++++ DATASET ENTRIES ++++

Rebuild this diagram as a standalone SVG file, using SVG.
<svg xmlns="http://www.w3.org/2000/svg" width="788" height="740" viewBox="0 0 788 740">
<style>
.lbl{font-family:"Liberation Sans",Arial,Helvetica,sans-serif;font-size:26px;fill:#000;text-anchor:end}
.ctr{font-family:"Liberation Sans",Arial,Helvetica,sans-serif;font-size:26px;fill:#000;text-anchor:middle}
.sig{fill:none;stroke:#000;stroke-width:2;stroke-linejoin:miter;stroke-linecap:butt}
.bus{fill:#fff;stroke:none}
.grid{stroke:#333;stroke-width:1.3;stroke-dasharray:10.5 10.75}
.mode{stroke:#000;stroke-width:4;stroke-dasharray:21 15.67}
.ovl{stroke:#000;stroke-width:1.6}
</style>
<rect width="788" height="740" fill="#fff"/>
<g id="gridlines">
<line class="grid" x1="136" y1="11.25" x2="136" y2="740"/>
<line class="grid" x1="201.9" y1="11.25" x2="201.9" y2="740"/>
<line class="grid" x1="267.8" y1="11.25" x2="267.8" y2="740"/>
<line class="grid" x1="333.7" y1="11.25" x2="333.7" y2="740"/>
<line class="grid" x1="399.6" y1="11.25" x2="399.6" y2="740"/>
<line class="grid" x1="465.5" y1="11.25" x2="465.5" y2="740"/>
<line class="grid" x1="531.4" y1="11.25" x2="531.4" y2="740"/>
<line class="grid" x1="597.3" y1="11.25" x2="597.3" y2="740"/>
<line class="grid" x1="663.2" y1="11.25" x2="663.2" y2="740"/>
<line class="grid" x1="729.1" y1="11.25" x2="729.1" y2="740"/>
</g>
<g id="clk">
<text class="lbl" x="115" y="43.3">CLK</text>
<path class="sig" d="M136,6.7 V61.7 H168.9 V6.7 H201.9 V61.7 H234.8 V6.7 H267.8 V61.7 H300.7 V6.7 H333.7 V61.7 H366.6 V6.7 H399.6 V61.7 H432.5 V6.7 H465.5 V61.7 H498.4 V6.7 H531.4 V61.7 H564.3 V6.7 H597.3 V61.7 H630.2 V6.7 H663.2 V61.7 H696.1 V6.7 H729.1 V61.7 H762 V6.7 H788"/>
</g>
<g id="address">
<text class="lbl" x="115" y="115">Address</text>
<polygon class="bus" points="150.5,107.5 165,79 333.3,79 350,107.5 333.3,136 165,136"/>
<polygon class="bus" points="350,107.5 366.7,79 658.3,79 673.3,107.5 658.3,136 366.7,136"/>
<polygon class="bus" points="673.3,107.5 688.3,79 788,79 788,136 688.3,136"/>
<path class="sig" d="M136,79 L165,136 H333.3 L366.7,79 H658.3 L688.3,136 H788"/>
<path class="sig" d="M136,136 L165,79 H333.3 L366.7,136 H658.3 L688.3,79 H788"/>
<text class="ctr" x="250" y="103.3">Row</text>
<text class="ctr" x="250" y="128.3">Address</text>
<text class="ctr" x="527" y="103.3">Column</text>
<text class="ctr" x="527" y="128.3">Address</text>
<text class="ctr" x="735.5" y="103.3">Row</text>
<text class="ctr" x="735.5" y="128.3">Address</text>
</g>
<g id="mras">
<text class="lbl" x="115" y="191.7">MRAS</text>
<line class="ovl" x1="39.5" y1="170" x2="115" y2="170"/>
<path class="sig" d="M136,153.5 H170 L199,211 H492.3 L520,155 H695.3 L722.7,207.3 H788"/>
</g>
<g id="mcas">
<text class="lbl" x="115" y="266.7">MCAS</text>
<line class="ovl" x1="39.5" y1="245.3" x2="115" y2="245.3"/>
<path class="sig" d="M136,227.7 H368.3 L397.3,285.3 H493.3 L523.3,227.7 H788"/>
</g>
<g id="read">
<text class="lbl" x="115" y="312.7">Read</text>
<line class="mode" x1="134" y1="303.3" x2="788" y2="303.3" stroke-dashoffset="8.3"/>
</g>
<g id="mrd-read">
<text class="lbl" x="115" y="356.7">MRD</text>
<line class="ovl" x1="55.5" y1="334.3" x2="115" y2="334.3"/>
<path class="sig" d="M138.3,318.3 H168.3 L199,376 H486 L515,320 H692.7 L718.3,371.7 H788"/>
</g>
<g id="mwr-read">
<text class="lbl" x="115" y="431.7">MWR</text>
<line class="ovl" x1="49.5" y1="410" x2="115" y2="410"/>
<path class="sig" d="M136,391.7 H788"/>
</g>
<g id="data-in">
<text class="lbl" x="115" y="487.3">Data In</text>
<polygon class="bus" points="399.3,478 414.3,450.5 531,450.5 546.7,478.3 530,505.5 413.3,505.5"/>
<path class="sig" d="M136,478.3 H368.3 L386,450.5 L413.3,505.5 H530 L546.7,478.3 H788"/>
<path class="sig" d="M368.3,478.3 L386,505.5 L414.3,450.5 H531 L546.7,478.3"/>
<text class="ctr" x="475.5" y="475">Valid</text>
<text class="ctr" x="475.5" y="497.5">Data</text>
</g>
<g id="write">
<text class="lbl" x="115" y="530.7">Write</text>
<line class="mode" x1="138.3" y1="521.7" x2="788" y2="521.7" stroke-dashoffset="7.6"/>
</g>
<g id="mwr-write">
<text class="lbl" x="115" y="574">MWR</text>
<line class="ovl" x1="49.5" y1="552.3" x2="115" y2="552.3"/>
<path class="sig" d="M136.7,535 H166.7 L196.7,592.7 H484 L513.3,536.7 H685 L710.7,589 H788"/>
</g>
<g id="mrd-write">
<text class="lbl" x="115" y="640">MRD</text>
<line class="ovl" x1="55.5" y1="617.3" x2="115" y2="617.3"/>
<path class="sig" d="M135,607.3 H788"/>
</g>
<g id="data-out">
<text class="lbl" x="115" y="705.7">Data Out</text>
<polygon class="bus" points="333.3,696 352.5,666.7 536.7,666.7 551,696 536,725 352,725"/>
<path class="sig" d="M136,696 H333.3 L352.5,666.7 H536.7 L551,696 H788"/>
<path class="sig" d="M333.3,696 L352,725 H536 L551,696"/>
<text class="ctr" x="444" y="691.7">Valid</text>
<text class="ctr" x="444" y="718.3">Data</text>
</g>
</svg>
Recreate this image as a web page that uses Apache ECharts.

++++

**STATED EXERCISE**
Copy all the records above exactly, missing none.

**CORRECT RESPONSE**
Rebuild this diagram as a standalone SVG file, using SVG.
<svg xmlns="http://www.w3.org/2000/svg" width="788" height="740" viewBox="0 0 788 740">
<style>
.lbl{font-family:"Liberation Sans",Arial,Helvetica,sans-serif;font-size:26px;fill:#000;text-anchor:end}
.ctr{font-family:"Liberation Sans",Arial,Helvetica,sans-serif;font-size:26px;fill:#000;text-anchor:middle}
.sig{fill:none;stroke:#000;stroke-width:2;stroke-linejoin:miter;stroke-linecap:butt}
.bus{fill:#fff;stroke:none}
.grid{stroke:#333;stroke-width:1.3;stroke-dasharray:10.5 10.75}
.mode{stroke:#000;stroke-width:4;stroke-dasharray:21 15.67}
.ovl{stroke:#000;stroke-width:1.6}
</style>
<rect width="788" height="740" fill="#fff"/>
<g id="gridlines">
<line class="grid" x1="136" y1="11.25" x2="136" y2="740"/>
<line class="grid" x1="201.9" y1="11.25" x2="201.9" y2="740"/>
<line class="grid" x1="267.8" y1="11.25" x2="267.8" y2="740"/>
<line class="grid" x1="333.7" y1="11.25" x2="333.7" y2="740"/>
<line class="grid" x1="399.6" y1="11.25" x2="399.6" y2="740"/>
<line class="grid" x1="465.5" y1="11.25" x2="465.5" y2="740"/>
<line class="grid" x1="531.4" y1="11.25" x2="531.4" y2="740"/>
<line class="grid" x1="597.3" y1="11.25" x2="597.3" y2="740"/>
<line class="grid" x1="663.2" y1="11.25" x2="663.2" y2="740"/>
<line class="grid" x1="729.1" y1="11.25" x2="729.1" y2="740"/>
</g>
<g id="clk">
<text class="lbl" x="115" y="43.3">CLK</text>
<path class="sig" d="M136,6.7 V61.7 H168.9 V6.7 H201.9 V61.7 H234.8 V6.7 H267.8 V61.7 H300.7 V6.7 H333.7 V61.7 H366.6 V6.7 H399.6 V61.7 H432.5 V6.7 H465.5 V61.7 H498.4 V6.7 H531.4 V61.7 H564.3 V6.7 H597.3 V61.7 H630.2 V6.7 H663.2 V61.7 H696.1 V6.7 H729.1 V61.7 H762 V6.7 H788"/>
</g>
<g id="address">
<text class="lbl" x="115" y="115">Address</text>
<polygon class="bus" points="150.5,107.5 165,79 333.3,79 350,107.5 333.3,136 165,136"/>
<polygon class="bus" points="350,107.5 366.7,79 658.3,79 673.3,107.5 658.3,136 366.7,136"/>
<polygon class="bus" points="673.3,107.5 688.3,79 788,79 788,136 688.3,136"/>
<path class="sig" d="M136,79 L165,136 H333.3 L366.7,79 H658.3 L688.3,136 H788"/>
<path class="sig" d="M136,136 L165,79 H333.3 L366.7,136 H658.3 L688.3,79 H788"/>
<text class="ctr" x="250" y="103.3">Row</text>
<text class="ctr" x="250" y="128.3">Address</text>
<text class="ctr" x="527" y="103.3">Column</text>
<text class="ctr" x="527" y="128.3">Address</text>
<text class="ctr" x="735.5" y="103.3">Row</text>
<text class="ctr" x="735.5" y="128.3">Address</text>
</g>
<g id="mras">
<text class="lbl" x="115" y="191.7">MRAS</text>
<line class="ovl" x1="39.5" y1="170" x2="115" y2="170"/>
<path class="sig" d="M136,153.5 H170 L199,211 H492.3 L520,155 H695.3 L722.7,207.3 H788"/>
</g>
<g id="mcas">
<text class="lbl" x="115" y="266.7">MCAS</text>
<line class="ovl" x1="39.5" y1="245.3" x2="115" y2="245.3"/>
<path class="sig" d="M136,227.7 H368.3 L397.3,285.3 H493.3 L523.3,227.7 H788"/>
</g>
<g id="read">
<text class="lbl" x="115" y="312.7">Read</text>
<line class="mode" x1="134" y1="303.3" x2="788" y2="303.3" stroke-dashoffset="8.3"/>
</g>
<g id="mrd-read">
<text class="lbl" x="115" y="356.7">MRD</text>
<line class="ovl" x1="55.5" y1="334.3" x2="115" y2="334.3"/>
<path class="sig" d="M138.3,318.3 H168.3 L199,376 H486 L515,320 H692.7 L718.3,371.7 H788"/>
</g>
<g id="mwr-read">
<text class="lbl" x="115" y="431.7">MWR</text>
<line class="ovl" x1="49.5" y1="410" x2="115" y2="410"/>
<path class="sig" d="M136,391.7 H788"/>
</g>
<g id="data-in">
<text class="lbl" x="115" y="487.3">Data In</text>
<polygon class="bus" points="399.3,478 414.3,450.5 531,450.5 546.7,478.3 530,505.5 413.3,505.5"/>
<path class="sig" d="M136,478.3 H368.3 L386,450.5 L413.3,505.5 H530 L546.7,478.3 H788"/>
<path class="sig" d="M368.3,478.3 L386,505.5 L414.3,450.5 H531 L546.7,478.3"/>
<text class="ctr" x="475.5" y="475">Valid</text>
<text class="ctr" x="475.5" y="497.5">Data</text>
</g>
<g id="write">
<text class="lbl" x="115" y="530.7">Write</text>
<line class="mode" x1="138.3" y1="521.7" x2="788" y2="521.7" stroke-dashoffset="7.6"/>
</g>
<g id="mwr-write">
<text class="lbl" x="115" y="574">MWR</text>
<line class="ovl" x1="49.5" y1="552.3" x2="115" y2="552.3"/>
<path class="sig" d="M136.7,535 H166.7 L196.7,592.7 H484 L513.3,536.7 H685 L710.7,589 H788"/>
</g>
<g id="mrd-write">
<text class="lbl" x="115" y="640">MRD</text>
<line class="ovl" x1="55.5" y1="617.3" x2="115" y2="617.3"/>
<path class="sig" d="M135,607.3 H788"/>
</g>
<g id="data-out">
<text class="lbl" x="115" y="705.7">Data Out</text>
<polygon class="bus" points="333.3,696 352.5,666.7 536.7,666.7 551,696 536,725 352,725"/>
<path class="sig" d="M136,696 H333.3 L352.5,666.7 H536.7 L551,696 H788"/>
<path class="sig" d="M333.3,696 L352,725 H536 L551,696"/>
<text class="ctr" x="444" y="691.7">Valid</text>
<text class="ctr" x="444" y="718.3">Data</text>
</g>
</svg>
Recreate this image as a web page that uses Apache ECharts.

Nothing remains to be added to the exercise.